# [SET TASK]
List all lines in the material below that contain "matplotlib".

# [DATA TO USE]

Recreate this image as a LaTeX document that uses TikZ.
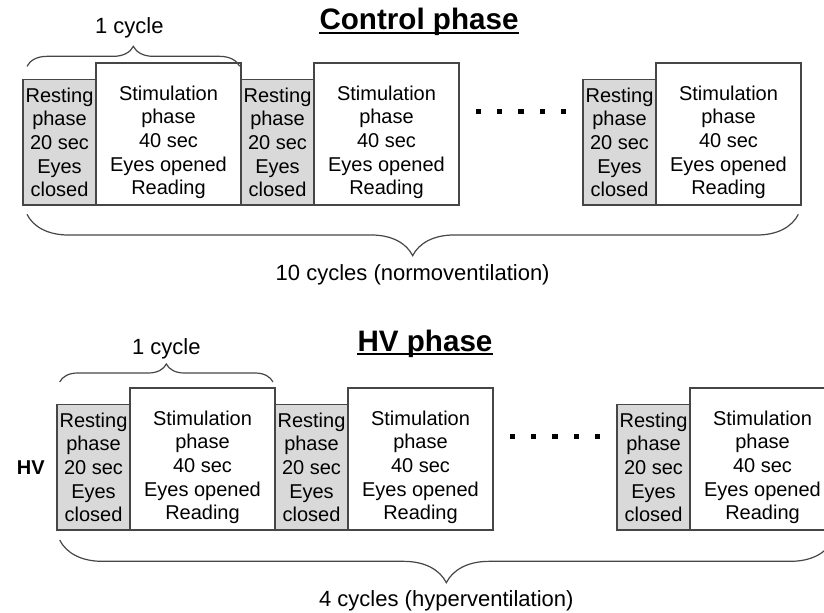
\documentclass[tikz,border=0pt]{standalone}
\usepackage{fontspec}
\setmainfont{Liberation Sans}
\usepackage{tikz}
\usetikzlibrary{positioning,calc,decorations.pathreplacing}
\definecolor{linegray}{RGB}{70,70,70}
\definecolor{restgray}{RGB}{217,217,217}
\newcommand{\resttext}{Resting\\phase\\20 sec\\Eyes\\closed}
\newcommand{\stimtext}{Stimulation\\phase\\40 sec\\Eyes opened\\Reading}

\begin{document}
\begin{tikzpicture}[
        x=0.75pt, y=-0.75pt,                 % 像素坐标
        rest/.style={draw=linegray, fill=restgray, line width=1.1pt,
            minimum width=54.75pt, minimum height=94pt,
            inner sep=0pt, outer sep=0pt, align=center,
            font=\fontsize{15}{17.8}\selectfont},
        stim/.style={minimum width=108.75pt, minimum height=94pt,
            inner sep=0pt, outer sep=0pt, align=center,
            font=\fontsize{15}{17.8}\selectfont},
        frame/.style={draw=linegray, line width=1.1pt},
        brace/.style={draw=linegray, line width=0.9pt, decorate},
        lbl/.style={inner sep=0pt, font=\fontsize{16.5}{20}\selectfont},
        title/.style={inner sep=0pt, font=\fontsize{22.2}{26}\selectfont\bfseries},
        uline/.style={line width=1.6pt},
        sq/.style={fill=black, minimum size=3.8pt, inner sep=0pt}
    ]
    \clip (0,0) rectangle (824,613);

    % 上面一排
    \node[title, anchor=base] (ctrl) at (419,30) {Control phase};
    \node[rest, anchor=south west] (r1) at (23,205) {\resttext};
    \node[stim, right=0pt of r1] (s1) {\stimtext};
    \node[rest, right=0pt of s1] (r2) {\resttext};
    \node[stim, right=0pt of r2] (s2) {\stimtext};
    \node[rest, right=93pt of s2] (r3) {\resttext};
    \node[stim, right=0pt of r3] (s3) {\stimtext};

    % 下面一排
    \node[title, anchor=base] (hvt) at (425,351) {HV phase};
    \node[rest, anchor=south west] (r4) at (57,530) {\resttext};
    \node[stim, right=0pt of r4] (s4) {\stimtext};
    \node[rest, right=0pt of s4] (r5) {\resttext};
    \node[stim, right=0pt of r5] (s5) {\stimtext};
    \node[rest, right=93pt of s5] (r6) {\resttext};
    \node[stim, right=0pt of r6] (s6) {\stimtext};
    \node[inner sep=0pt, font=\fontsize{15}{18}\selectfont\bfseries,
        left=9pt of r4] (hv) {HV};

    % 刺激框 (高一点)
    \foreach \n in {s1,s2,s3,s4,s5,s6}
        \draw[frame] (\n.south west) rectangle ([yshift=12.5pt]\n.north east);

    % 标题下划线
    \draw[uline] ([yshift=-2.5pt]ctrl.base west) -- ([yshift=-2.5pt]ctrl.base east);
    \draw[uline] ([yshift=-2.5pt]hvt.base west) -- ([yshift=-2.5pt]hvt.base east);

    % 省略号
    \coordinate (gap1) at ($(s2.east)!0.5!(r3.west)$);
    \coordinate (gap2) at ($(s5.east)!0.5!(r6.west)$);
    \foreach \g in {gap1,gap2}
        \foreach \k in {-2,...,2}
            \node[sq] at ([xshift=\k*16pt, yshift=23pt]\g) {};

    % 括号
    \draw[brace, decoration={brace, amplitude=15pt}]
        ([xshift=3pt, yshift=10pt]r1.north west) --
        node[lbl, above=21pt, xshift=-3pt] (cyc1) {1 cycle}
        ([xshift=-1pt, yshift=10pt]s1.north east);
    \draw[brace, decoration={brace, mirror, amplitude=31pt}]
        ([xshift=3pt, yshift=-7pt]r1.south west) --
        node[lbl, below=37pt] (all1) {10 cycles (normoventilation)}
        ([xshift=-2pt, yshift=-7pt]s3.south east);
    \draw[brace, decoration={brace, amplitude=13.5pt}]
        ([xshift=2pt, yshift=17pt]r4.north west) --
        node[lbl, above=17pt] (cyc2) {1 cycle}
        ([xshift=-1.5pt, yshift=17pt]s4.north east);
    \draw[brace, decoration={brace, mirror, amplitude=32pt}]
        ([xshift=2pt, yshift=-7.5pt]r4.south west) --
        node[lbl, below=37.5pt] (all2) {4 cycles (hyperventilation)}
        ([xshift=-1.5pt, yshift=-7.5pt]s6.south east);
\end{tikzpicture}
\end{document}
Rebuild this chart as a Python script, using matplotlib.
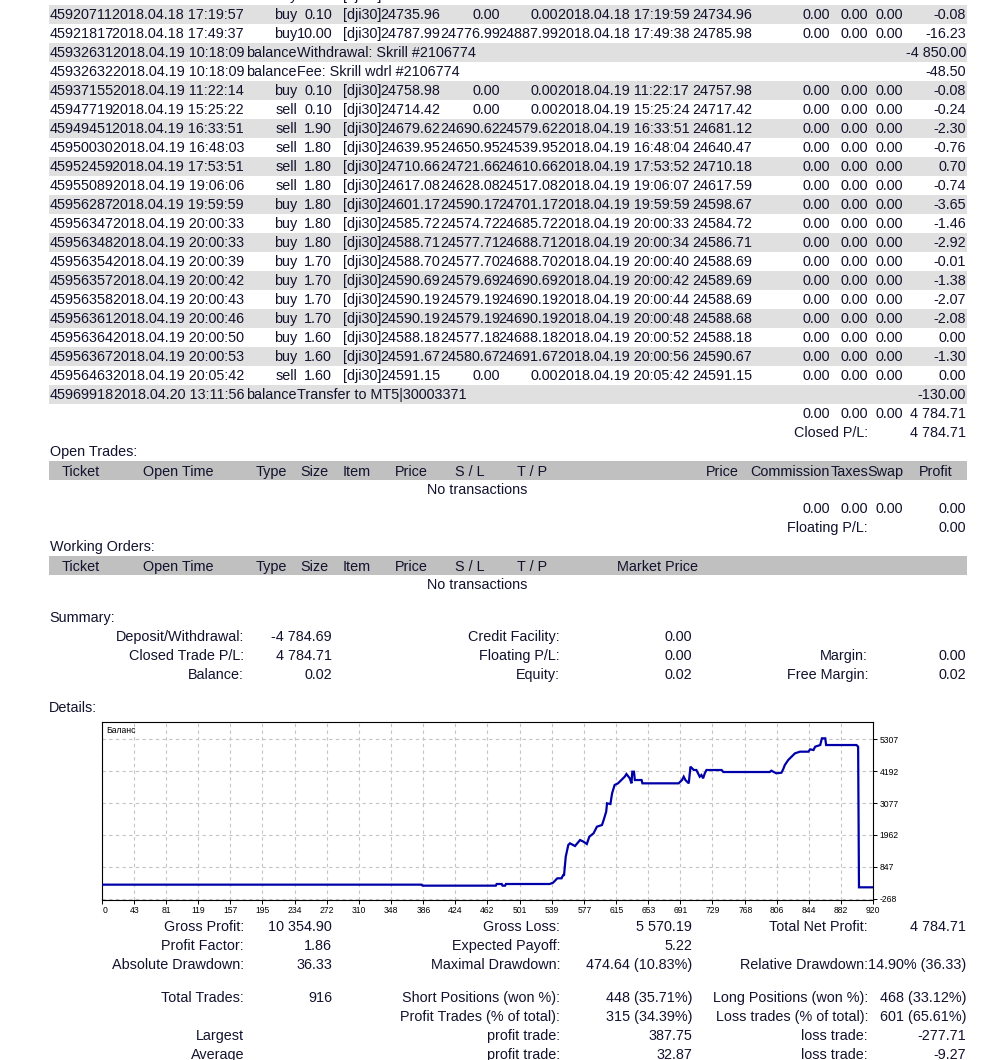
import matplotlib
matplotlib.use('Agg')
import matplotlib.pyplot as plt
from matplotlib.patches import Rectangle

W, H = 997, 1060
FONT = 'Liberation Sans'
FS = 10.35
TC = '#12122e'

# ---------------- closed transactions ----------------
# row cut off at the top edge of the page (only descenders visible)
clipped_type = 'buy'
clipped_item = '[dji30]'

tickets = ['45920711', '45921817', '45932631', '45932632', '45937155', '45947719',
           '45949451', '45950030', '45952459', '45955089', '45956287', '45956347',
           '45956348', '45956354', '45956357', '45956358', '45956361', '45956364',
           '45956367', '45956463', '45969918']
open_times = ['2018.04.18 17:19:57', '2018.04.18 17:49:37', '2018.04.19 10:18:09',
              '2018.04.19 10:18:09', '2018.04.19 11:22:14', '2018.04.19 15:25:22',
              '2018.04.19 16:33:51', '2018.04.19 16:48:03', '2018.04.19 17:53:51',
              '2018.04.19 19:06:06', '2018.04.19 19:59:59', '2018.04.19 20:00:33',
              '2018.04.19 20:00:33', '2018.04.19 20:00:39', '2018.04.19 20:00:42',
              '2018.04.19 20:00:43', '2018.04.19 20:00:46', '2018.04.19 20:00:50',
              '2018.04.19 20:00:53', '2018.04.19 20:05:42', '2018.04.20 13:11:56']
types = ['buy', 'buy', 'balance', 'balance', 'buy', 'sell', 'sell', 'sell', 'sell', 'sell',
         'buy', 'buy', 'buy', 'buy', 'buy', 'buy', 'buy', 'buy', 'buy', 'sell', 'balance']
comments = ['', '', 'Withdrawal: Skrill #2106774', 'Fee: Skrill wdrl #2106774'] + [''] * 16 + \
           ['Transfer to MT5|30003371']
sizes = ['0.10', '10.00', '', '', '0.10', '0.10', '1.90', '1.80', '1.80', '1.80', '1.80',
         '1.80', '1.80', '1.70', '1.70', '1.70', '1.70', '1.60', '1.60', '1.60', '']
items = ['[dji30]', '[dji30]', '', '', '[dji30]', '[dji30]', '[dji30]', '[dji30]', '[dji30]',
         '[dji30]', '[dji30]', '[dji30]', '[dji30]', '[dji30]', '[dji30]', '[dji30]', '[dji30]',
         '[dji30]', '[dji30]', '[dji30]', '']
prices = ['24735.96', '24787.99', '', '', '24758.98', '24714.42', '24679.62', '24639.95',
          '24710.66', '24617.08', '24601.17', '24585.72', '24588.71', '24588.70', '24590.69',
          '24590.19', '24590.19', '24588.18', '24591.67', '24591.15', '']
stop_loss = ['0.00', '24776.99', '', '', '0.00', '0.00', '24690.62', '24650.95', '24721.66',
             '24628.08', '24590.17', '24574.72', '24577.71', '24577.70', '24579.69',
             '24579.19', '24579.19', '24577.18', '24580.67', '0.00', '']
take_profit = ['0.00', '24887.99', '', '', '0.00', '0.00', '24579.62', '24539.95', '24610.66',
               '24517.08', '24701.17', '24685.72', '24688.71', '24688.70', '24690.69',
               '24690.19', '24690.19', '24688.18', '24691.67', '0.00', '']
close_times = ['2018.04.18 17:19:59', '2018.04.18 17:49:38', '', '', '2018.04.19 11:22:17',
               '2018.04.19 15:25:24', '2018.04.19 16:33:51', '2018.04.19 16:48:04',
               '2018.04.19 17:53:52', '2018.04.19 19:06:07', '2018.04.19 19:59:59',
               '2018.04.19 20:00:33', '2018.04.19 20:00:34', '2018.04.19 20:00:40',
               '2018.04.19 20:00:42', '2018.04.19 20:00:44', '2018.04.19 20:00:48',
               '2018.04.19 20:00:52', '2018.04.19 20:00:56', '2018.04.19 20:05:42', '']
close_prices = ['24734.96', '24785.98', '', '', '24757.98', '24717.42', '24681.12', '24640.47',
                '24710.18', '24617.59', '24598.67', '24584.72', '24586.71', '24588.69',
                '24589.69', '24588.69', '24588.68', '24588.18', '24590.67', '24591.15', '']
commissions = ['0.00', '0.00', '', ''] + ['0.00'] * 16 + ['']
taxes = ['0.00', '0.00', '', ''] + ['0.00'] * 16 + ['']
swaps = ['0.00', '0.00', '', ''] + ['0.00'] * 16 + ['']
profits = ['-0.08', '-16.23', '-4 850.00', '-48.50', '-0.08', '-0.24', '-2.30', '-0.76', '0.70',
           '-0.74', '-3.65', '-1.46', '-2.92', '-0.01', '-1.38', '-2.07', '-2.08', '0.00',
           '-1.30', '0.00', '-130.00']
closed_totals = ['0.00', '0.00', '0.00', '4 784.71']
closed_pl = '4 784.71'
open_totals = ['0.00', '0.00', '0.00', '0.00']
floating_pl = '0.00'

# ---------------- summary ----------------
summary_rows = [
    [('Deposit/Withdrawal:', '-4 784.69'), ('Credit Facility:', '0.00'), None],
    [('Closed Trade P/L:', '4 784.71'), ('Floating P/L:', '0.00'), ('Margin:', '0.00')],
    [('Balance:', '0.02'), ('Equity:', '0.02'), ('Free Margin:', '0.02')],
]
stats_rows = [
    [('Gross Profit:', '10 354.90'), ('Gross Loss:', '5 570.19'), ('Total Net Profit:', '4 784.71')],
    [('Profit Factor:', '1.86'), ('Expected Payoff:', '5.22'), None],
    [('Absolute Drawdown:', '36.33'), ('Maximal Drawdown:', '474.64 (10.83%)'),
     ('Relative Drawdown:', '14.90% (36.33)')],
    [('Total Trades:', '916'), ('Short Positions (won %):', '448 (35.71%)'),
     ('Long Positions (won %):', '468 (33.12%)')],
    [None, ('Profit Trades (% of total):', '315 (34.39%)'),
     ('Loss trades (% of total):', '601 (65.61%)')],
    [('Largest', ''), ('profit trade:', '387.75'), ('loss trade:', '-277.71')],
    [('Average', ''), ('profit trade:', '32.87'), ('loss trade:', '-9.27')],
]

# ---------------- balance chart ----------------
bal_idx = [0, 384, 385, 472, 473, 479, 480, 483, 484, 536,
           540, 545, 550, 552, 553, 555, 558, 560, 566, 572,
           576, 580, 583, 588, 592, 598, 600, 603, 604, 608,
           610, 613, 617, 621, 625, 627, 631, 633, 634, 636,
           637, 645, 646, 689, 693, 695, 697, 701, 703, 707,
           710, 712, 714, 716, 718, 720, 722, 740, 742, 797,
           799, 805, 811, 813, 815, 819, 823, 827, 833, 843,
           845, 849, 851, 857, 859, 863, 864, 900, 902, 903, 920]
bal_val = [219, 219, 184, 184, 242, 242, 184, 184, 242, 242,
           289, 441, 441, 557, 557, 1199, 1607, 1666, 1572, 1782,
           1724, 1642, 1899, 2016, 2249, 2307, 2482, 2774, 3066, 3042,
           3416, 3707, 3766, 3882, 3999, 4092, 3941, 3766, 4174, 4174,
           3882, 3882, 3766, 3766, 3882, 3999, 3882, 3766, 4349, 4232,
           4232, 4116, 3999, 4057, 3941, 4116, 4232, 4232, 4162, 4162,
           4209, 4116, 4139, 4256, 4407, 4582, 4699, 4816, 4874, 4874,
           4956, 4932, 5049, 5107, 5341, 5341, 5107, 5107, 5049, 126, 126]
x_ticks = [0, 43, 81, 119, 157, 195, 234, 272, 310, 348, 386, 424, 462, 501, 539,
           577, 615, 653, 691, 729, 768, 806, 844, 882, 920]
y_ticks = [5307, 4192, 3077, 1962, 847, -268]
chart_title = 'Баланс'

# ================= drawing =================
fig = plt.figure(figsize=(W / 100, H / 100), dpi=100)
bg = fig.add_axes([0, 0, 1, 1])
bg.set_xlim(0, W)
bg.set_ylim(H, 0)
bg.axis('off')


def t(x, yc, s, ha='left', **kw):
    bg.text(x, yc + 5.1, s, ha=ha, va='baseline', fontsize=FS, family=FONT, color=TC, **kw)


ROW0, PITCH = 14.3, 19.0
t(297, ROW0 - PITCH, clipped_type, ha='right')
t(343, ROW0 - PITCH, clipped_item)
for i in range(len(tickets)):
    yc = ROW0 + PITCH * i
    if i % 2 == 0:
        bg.add_patch(Rectangle((49, yc - 9.5), 918, 19, color='#e0e0e0', lw=0))
    t(50, yc, tickets[i])
    t(244, yc, open_times[i], ha='right')
    t(297, yc, types[i], ha='right')
    if types[i] == 'balance':
        t(297, yc, comments[i])
    else:
        t(332, yc, sizes[i], ha='right')
        t(343, yc, items[i])
        t(440, yc, prices[i], ha='right')
        t(500, yc, stop_loss[i], ha='right')
        t(558, yc, take_profit[i], ha='right')
        t(558, yc, close_times[i])
        t(752, yc, close_prices[i], ha='right')
        t(830, yc, commissions[i], ha='right')
        t(868, yc, taxes[i], ha='right')
        t(903, yc, swaps[i], ha='right')
    t(966, yc, profits[i], ha='right')

yc = ROW0 + PITCH * len(tickets)
for x, s in zip([830, 868, 903, 966], closed_totals):
    t(x, yc, s, ha='right')
t(868, yc + 19, 'Closed P/L:', ha='right')
t(966, yc + 19, closed_pl, ha='right')

# Open trades
t(50, 451, 'Open Trades:')
hdr_c = [(81, 'Ticket'), (178, 'Open Time'), (271, 'Type'), (314, 'Size'), (356.5, 'Item'),
         (411, 'Price'), (470, 'S / L'), (532, 'T / P')]
bg.add_patch(Rectangle((49, 461), 918, 19, color='#c0c0c0', lw=0))
for x, s in hdr_c + [(722.5, 'Price'), (935.5, 'Profit')]:
    t(x, 470.5, s, ha='center')
for x, s in [(830, 'Commission'), (868, 'Taxes'), (903, 'Swap')]:
    t(x, 470.5, s, ha='right')
t(477, 489, 'No transactions', ha='center')
for x, s in zip([830, 868, 903, 966], open_totals):
    t(x, 508, s, ha='right')
t(868, 527, 'Floating P/L:', ha='right')
t(966, 527, floating_pl, ha='right')

# Working orders
t(50, 546, 'Working Orders:')
bg.add_patch(Rectangle((49, 556), 918, 19, color='#c0c0c0', lw=0))
for x, s in hdr_c + [(657, 'Market Price')]:
    t(x, 565.5, s, ha='center')
t(477, 584, 'No transactions', ha='center')

# Summary
t(49, 617, 'Summary:')
cols = [(244, 332), (560, 692), (868, 966)]
for r, row in enumerate(summary_rows):
    yc = 636 + 19 * r
    for (lx, vx), cell in zip(cols, row):
        if cell:
            t(lx, yc, cell[0], ha='right')
            t(vx, yc, cell[1], ha='right')
t(49, 707, 'Details:')

# Stats
stat_y = [926, 945, 964, 997, 1016, 1035, 1054]
for yc, row in zip(stat_y, stats_rows):
    for (lx, vx), cell in zip(cols, row):
        if cell:
            t(lx, yc, cell[0], ha='right')
            t(vx, yc, cell[1], ha='right')

# Chart
x0, x1, y0, y1 = 102.3, 873.3, 722, 900
ax = fig.add_axes([x0 / W, 1 - y1 / H, (x1 - x0) / W, (y1 - y0) / H])
ax.plot(bal_idx, bal_val, color='#0000a8', lw=1.6, solid_joinstyle='miter', zorder=3)
ax.set_xlim(5, 920)
ax.set_ylim(-318, 5913)
ax.set_xticks([5] + x_ticks[1:])
ax.set_xticklabels([str(v) for v in x_ticks], fontsize=6.2, family=FONT, color='black')
ax.get_xticklabels()[0].set_ha('left')
ax.set_yticks(y_ticks)
ax.set_yticklabels([str(v) for v in y_ticks], fontsize=6.2, family=FONT, color='black')
ax.yaxis.tick_right()
ax.tick_params(axis='both', length=3, width=0.7, pad=1.5, direction='out')
ax.grid(True, ls=(0, (3, 3)), color='#c4c4c4', lw=0.8)
for s in ax.spines.values():
    s.set_color('black')
    s.set_linewidth(0.8)
ax.text(0.005, 0.955, chart_title, transform=ax.transAxes, fontsize=6.2, family=FONT,
        color='black', ha='left', va='center')

fig.savefig('out.png', dpi=100)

# [CORRECT OUTPUT]
Rebuild this chart as a Python script, using matplotlib.
import matplotlib
matplotlib.use('Agg')
import matplotlib.pyplot as plt
from matplotlib.patches import Rectangle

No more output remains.